On the Trans-Siberian Railway from Moscow to Beijing, via Mongolia, he observed traders carrying odd products, from speedometers to Mongolia and Russian-speaking clocks to China. He wrote an essay about his trip and sent a blind submission to The New York Times. They published his article. “It was a shock to me,” Peter recalls. “And it was first time I had been published in a newspaper.”
His trip took six months, and Peter continued to write articles for publication. An essay about camping on the Great Wall of China appeared in The Philadelphia Inquirer; he then wrote a humorous piece about eating ice cream in Vietnam.
These short essays would be his first small steps into a publishing career. “My initial trip around the world taught me to be resourceful, both as a traveler and as a writer,” says Peter. “Before traveling around the world, I would have never thought of writing something for half a year without any income or promise of publication.”
Peter would become a PCV in China from 1996-98 and write four books on his experiences, beginning with River Town, the story of his Peace Corps tour. After living and writing three more books, he would return to the U.S., marry Leslie T. Chang, also a writer, win a MacArthur Foundation “genius” Award in 2011, and move to Cairo for the next five years. Living there with his wife and twin daughters, and while writing articles for The New Yorker, he began to work on another book, this time about Egypt.
He learned Arabic, explored Cairo’s neighborhoods, and visited the legendary archaeological digs of Upper Egypt.

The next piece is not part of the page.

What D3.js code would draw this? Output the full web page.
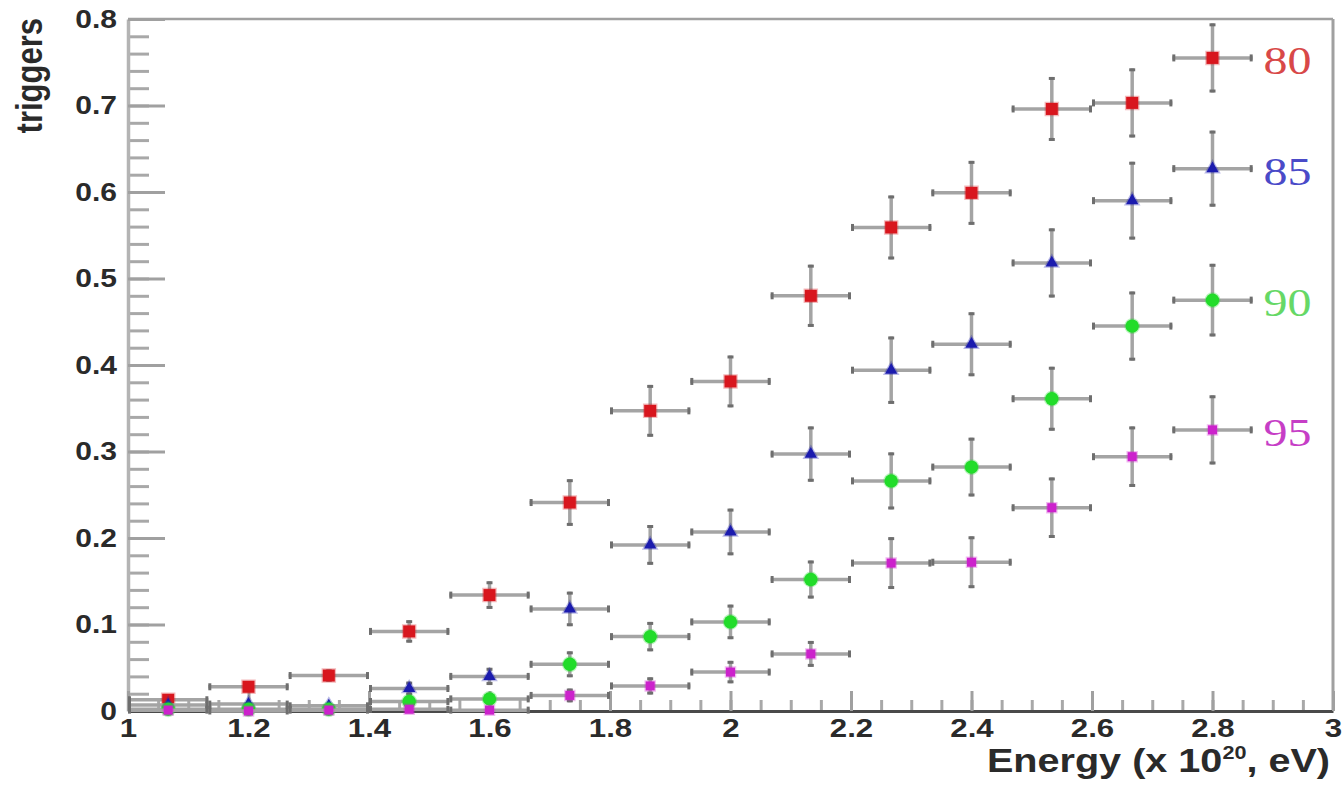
<!DOCTYPE html>
<html>
<head>
<meta charset="utf-8">
<script src="https://cdn.jsdelivr.net/npm/d3@7"></script>
<style>
  html, body { margin: 0; padding: 0; background: #fff; }
  svg { display: block; }
</style>
</head>
<body>
<svg id="chart" width="1344" height="789"></svg>
<script>
// ---- data ----
const binCenters = [1.0667, 1.2, 1.3333, 1.4667, 1.6, 1.7333, 1.8667, 2.0, 2.1333, 2.2667, 2.4, 2.5333, 2.6667, 2.8];
const binHalfWidth = 0.0667;

const seriesNames = ["80", "85", "90", "95"];
const trig80 = [0.013, 0.028, 0.041, 0.092, 0.134, 0.241, 0.347, 0.381, 0.480, 0.559, 0.599, 0.696, 0.703, 0.755];
const err80  = [0.004, 0.006, 0.007, 0.013, 0.016, 0.027, 0.030, 0.030, 0.036, 0.037, 0.037, 0.037, 0.040, 0.040];
const trig85 = [0.007, 0.008, 0.006, 0.026, 0.040, 0.118, 0.192, 0.207, 0.297, 0.394, 0.424, 0.518, 0.590, 0.627];
const err85  = [0.004, 0.005, 0.004, 0.008, 0.010, 0.020, 0.023, 0.027, 0.032, 0.039, 0.037, 0.040, 0.045, 0.044];
const trig90 = [0.002, 0.002, 0.002, 0.011, 0.014, 0.054, 0.086, 0.103, 0.152, 0.266, 0.282, 0.361, 0.445, 0.475];
const err90  = [0.002, 0.002, 0.002, 0.005, 0.007, 0.015, 0.017, 0.020, 0.022, 0.033, 0.034, 0.037, 0.040, 0.042];
const trig95 = [0.001, 0.000, 0.001, 0.002, 0.001, 0.018, 0.029, 0.045, 0.066, 0.171, 0.172, 0.235, 0.294, 0.325];
const err95  = [0.001, 0.000, 0.001, 0.002, 0.001, 0.008, 0.010, 0.013, 0.015, 0.030, 0.030, 0.035, 0.035, 0.040];

const xTickValues = [1, 1.2, 1.4, 1.6, 1.8, 2, 2.2, 2.4, 2.6, 2.8, 3];
const xTickLabels = ["1", "1.2", "1.4", "1.6", "1.8", "2", "2.2", "2.4", "2.6", "2.8", "3"];
const yTickValues = [0, 0.1, 0.2, 0.3, 0.4, 0.5, 0.6, 0.7, 0.8];
const yTickLabels = ["0", "0.1", "0.2", "0.3", "0.4", "0.5", "0.6", "0.7", "0.8"];

// ---- styles ----
const styles = [
  { color: "#d8161e", text: "#d84848", symbol: d3.symbolSquare, size: 144 },
  { color: "#1c1cae", text: "#4a4ac8", symbol: d3.symbolTriangle, size: 66 },
  { color: "#22dc2a", text: "#66d866", symbol: d3.symbolCircle, size: 140 },
  { color: "#cc22cc", text: "#c63ec6", symbol: d3.symbolSquare, size: 81 }
];
const series = [
  { name: seriesNames[0], y: trig80, e: err80 },
  { name: seriesNames[1], y: trig85, e: err85 },
  { name: seriesNames[2], y: trig90, e: err90 },
  { name: seriesNames[3], y: trig95, e: err95 }
];

const SX = 1.2; // horizontal stretch of the text
const svg = d3.select("#chart");
svg.append("rect").attr("width", 1344).attr("height", 789).attr("fill", "#fff");

const mLeft = 128, mRight = 1333, mTop = 19, mBottom = 711;
const x = d3.scaleLinear().domain([1, 3]).range([mLeft, mRight]);
const y = d3.scaleLinear().domain([0, 0.8]).range([mBottom, mTop]);

// frame (top & right)
svg.append("line").attr("x1", mLeft).attr("x2", mRight).attr("y1", mTop).attr("y2", mTop)
  .attr("stroke", "#a0a0a0").attr("stroke-width", 2.5);
svg.append("line").attr("x1", mRight).attr("x2", mRight).attr("y1", mTop).attr("y2", mBottom)
  .attr("stroke", "#a0a0a0").attr("stroke-width", 3);

// minor ticks
const yMinor = d3.range(0, 0.8001, 0.02);
const xMinor = d3.range(1, 3.0001, 0.05);
svg.append("g").attr("transform", `translate(${mLeft},0)`)
  .call(d3.axisLeft(y).tickValues(yMinor).tickSize(-21).tickSizeOuter(0).tickFormat(""))
  .call(g => g.select(".domain").remove())
  .call(g => g.selectAll(".tick line").attr("stroke", "#a8a8a8").attr("stroke-width", 3));
svg.append("g").attr("transform", `translate(0,${mBottom})`)
  .call(d3.axisBottom(x).tickValues(xMinor).tickSize(-11).tickSizeOuter(0).tickFormat(""))
  .call(g => g.select(".domain").remove())
  .call(g => g.selectAll(".tick line").attr("stroke", "#a8a8a8").attr("stroke-width", 3));

// major axes
const yAxis = svg.append("g").attr("transform", `translate(${mLeft},0)`)
  .call(d3.axisLeft(y).tickValues(yTickValues).tickSize(-37).tickSizeOuter(0).tickPadding(11)
    .tickFormat((d, i) => yTickLabels[i]));
yAxis.select(".domain").attr("stroke", "#b4b4b4").attr("stroke-width", 3.5);
yAxis.selectAll(".tick line").attr("stroke", "#a0a0a0").attr("stroke-width", 3);
yAxis.selectAll(".tick text")
  .attr("font-family", "Liberation Sans, Arial, sans-serif").attr("font-weight", "bold")
  .attr("font-size", 25).attr("fill", "#2a2a2a")
  .attr("transform", function () { return `translate(${+this.getAttribute("x")},0) scale(${SX},1)`; })
  .attr("x", 0);

const xAxis = svg.append("g").attr("transform", `translate(0,${mBottom})`)
  .call(d3.axisBottom(x).tickValues(xTickValues).tickSize(-20).tickSizeOuter(0).tickPadding(8)
    .tickFormat((d, i) => xTickLabels[i]));
xAxis.select(".domain").attr("stroke", "#4a4a4a").attr("stroke-width", 3);
xAxis.selectAll(".tick line").attr("stroke", "#a0a0a0").attr("stroke-width", 3);
xAxis.selectAll(".tick text")
  .attr("font-family", "Liberation Sans, Arial, sans-serif").attr("font-weight", "bold")
  .attr("font-size", 26).attr("fill", "#2a2a2a")
  .attr("transform", function () { return `translate(0,${+this.getAttribute("y")}) scale(${SX},1)`; })
  .attr("y", 0);

// axis titles
svg.append("text")
  .attr("transform", `translate(1330,772) scale(${SX},1)`)
  .attr("text-anchor", "end")
  .attr("font-family", "Liberation Sans, Arial, sans-serif").attr("font-weight", "bold")
  .attr("font-size", 33).attr("fill", "#2a2a2a")
  .call(t => {
    t.append("tspan").text("Energy (x 10");
    t.append("tspan").attr("font-size", 18).attr("dy", -13).text("20");
    t.append("tspan").attr("dy", 13).text(", eV)");
  });

svg.append("text")
  .attr("transform", `translate(42,18) scale(${SX},1) rotate(-90)`)
  .attr("text-anchor", "end")
  .attr("font-family", "Liberation Sans, Arial, sans-serif").attr("font-weight", "bold")
  .attr("font-size", 31).attr("fill", "#2a2a2a")
  .text("triggers");

// data
const plot = svg.append("g");
series.forEach((s, si) => {
  const st = styles[si];
  const g = plot.append("g");
  const pts = binCenters.map((c, i) => ({ cx: c, v: s.y[i], e: s.e[i] }));
  const bars = g.selectAll("g.pt").data(pts).join("g").attr("class", "pt");
  // horizontal
  bars.append("line")
    .attr("x1", d => x(d.cx - binHalfWidth)).attr("x2", d => x(d.cx + binHalfWidth))
    .attr("y1", d => y(d.v)).attr("y2", d => y(d.v))
    .attr("stroke", "#a4a4a4").attr("stroke-width", 3.5);
  // vertical
  bars.filter(d => d.e > 0).append("line")
    .attr("x1", d => x(d.cx)).attr("x2", d => x(d.cx))
    .attr("y1", d => y(d.v - d.e)).attr("y2", d => y(d.v + d.e))
    .attr("stroke", "#a4a4a4").attr("stroke-width", 3.5);
  // caps
  bars.append("line")
    .attr("x1", d => x(d.cx - binHalfWidth) + 1.5).attr("x2", d => x(d.cx - binHalfWidth) + 1.5)
    .attr("y1", d => y(d.v) - 3.5).attr("y2", d => y(d.v) + 3.5)
    .attr("stroke", "#6e6e6e").attr("stroke-width", 3);
  bars.append("line")
    .attr("x1", d => x(d.cx + binHalfWidth) - 1.5).attr("x2", d => x(d.cx + binHalfWidth) - 1.5)
    .attr("y1", d => y(d.v) - 3.5).attr("y2", d => y(d.v) + 3.5)
    .attr("stroke", "#6e6e6e").attr("stroke-width", 3);
  bars.filter(d => d.e > 0.005).append("line")
    .attr("x1", d => x(d.cx) - 3).attr("x2", d => x(d.cx) + 3)
    .attr("y1", d => y(d.v + d.e) + 1.5).attr("y2", d => y(d.v + d.e) + 1.5)
    .attr("stroke", "#6e6e6e").attr("stroke-width", 3);
  bars.filter(d => d.e > 0.005).append("line")
    .attr("x1", d => x(d.cx) - 3).attr("x2", d => x(d.cx) + 3)
    .attr("y1", d => y(d.v - d.e) - 1.5).attr("y2", d => y(d.v - d.e) - 1.5)
    .attr("stroke", "#6e6e6e").attr("stroke-width", 3);
  // markers
  g.selectAll("path.mk").data(pts).join("path").attr("class", "mk")
    .attr("d", d3.symbol().type(st.symbol).size(st.size))
    .attr("transform", d => `translate(${x(d.cx)},${y(d.v)})`)
    .attr("fill", st.color)
    .attr("stroke", st.color).attr("stroke-opacity", 0.3).attr("stroke-width", 2.5);

  // series label next to last point
  const last = pts[pts.length - 1];
  svg.append("text")
    .attr("transform", `translate(${x(last.cx) + 51},${y(last.v) + 16}) scale(${SX},1)`)
    .attr("font-family", "Liberation Serif, Times New Roman, serif")
    .attr("font-size", 40).attr("fill", st.text)
    .text(s.name);
});
</script>
</body>
</html>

After his years of covering China for The New Yorker, friends warned him Egypt would be a much quieter place. But not long before he arrived, the Egyptian Arab Spring had begun, and now the country was in chaos.
In the midst of the revolution, Hessler often traveled to digs at Amarna and Abydos, where locals live beside the
tombs of kings and courtiers, a landscape that they call simply al-Madfuna: “the Buried.” He and his wife set out to master Arabic, striking up a friendship with their instructor, a cynical political sophisticate. They also befriended Peter’s translator, a gay man struggling to find happiness in Egypt’s homophobic culture. A different kind of friendship was formed with the neighborhood garbage collector, an illiterate but highly perceptive man named Sayyid, whose access to the trash of Cairo would be its own kind of archaeological excavation. Hessler also met a family of Chinese small-business owners in the lingerie trade; their view of the country proved a bracing counterpoint to the West’s conventional wisdom.
Through the lives of these and other ordinary people in a time of tragedy and heartache, and through connections between contemporary Egypt and its ancient past, Hessler creates a portrait of a country and its people. What emerges is a book of uncompromising intelligence and humanity–the story of a land in which a weak state has collapsed but its underlying society remains in many ways painfully the same.